Friday, March 2, 2007

Some Things Change A Lot

Last week I was working on a review about Minimal Works Gallery in Philadelphia and I ran across one of my favorite topics: How the nature and impetus for art has changed in 20 or 30 years. When I was twenty and a mere student, revolution was still in the air and the Counter-Culture overlapped with art to a large degree, ie artists had long hair and mustaches; the men anyway. Minimalism was the watch-word and painters who wanted to express themselves in a different way were well out of the loop. You were earnest because there was no irony. So, generally, it felt natural to reduce to the flattest, emptiest thing until concept was all there was left. Performance sought a canvas in a physical 3D world and video became sculpture as time. Many indifferent artists slaved in all of these traditions where everything got reduced so much that there was not much to talk about.

In 1970, what was left of representational painting was being reduced to copying photographs, again for conceptual reasons.
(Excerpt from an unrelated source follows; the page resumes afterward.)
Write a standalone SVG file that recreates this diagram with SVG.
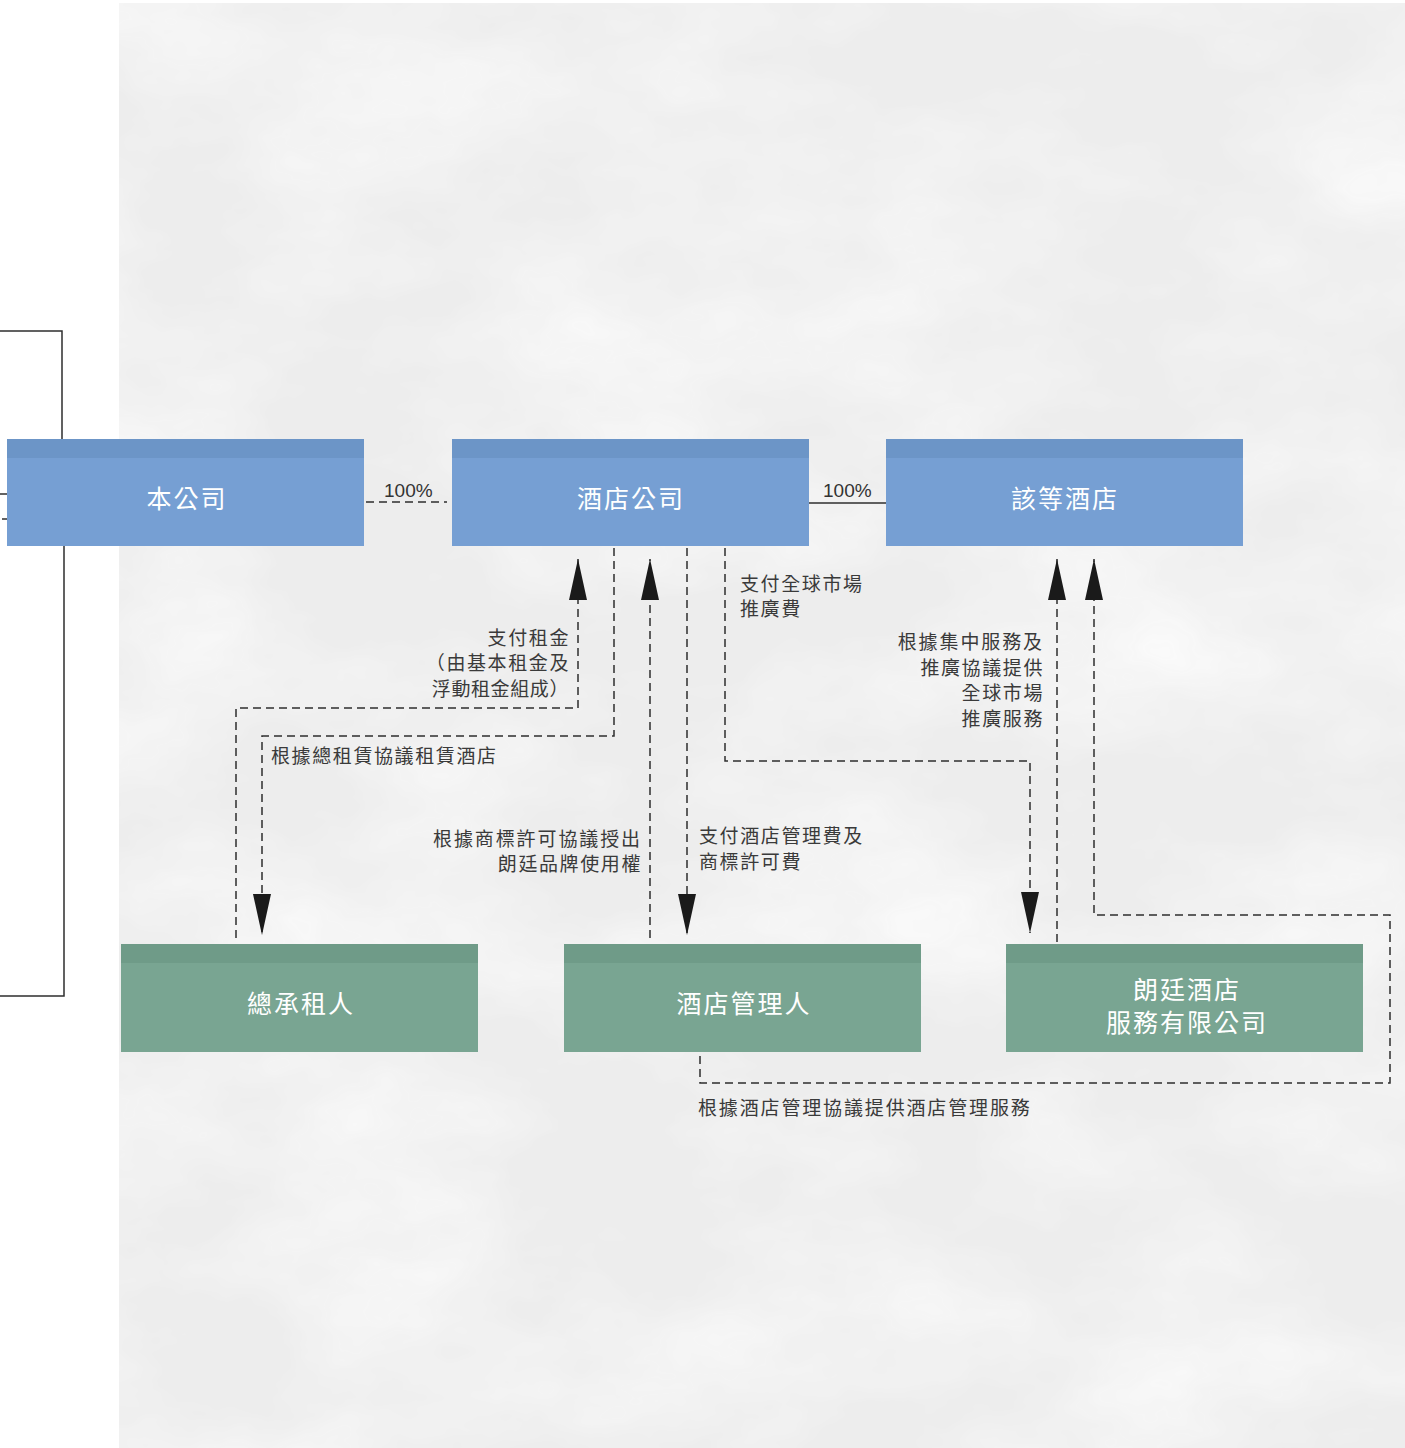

I used to think it was because it is so easy to do! As things developed, these concerns inadvertanely turned all artists into theorists who are enveloped by writing and hope to express visually what someone like Walter Benjamin might have been on about. Don’t get me wrong, I am a Benjamin Freak. Before this, artists just worked away, argued and got drunk. They were not responsible for any explication. As long as they had some idea of what they were doing in visual terms and dissed everyone who came before, they were fine.

Today an artist has to absorb the whole of modernism and its post modern fallout so one yearns for a continuum where new forms are considered. Painting is back and has branched off into multiple camps. Oddly enough, art still has connections to the modernist/reductivist thread though which it is parsed by a slicker art world where a brand is as good as a style.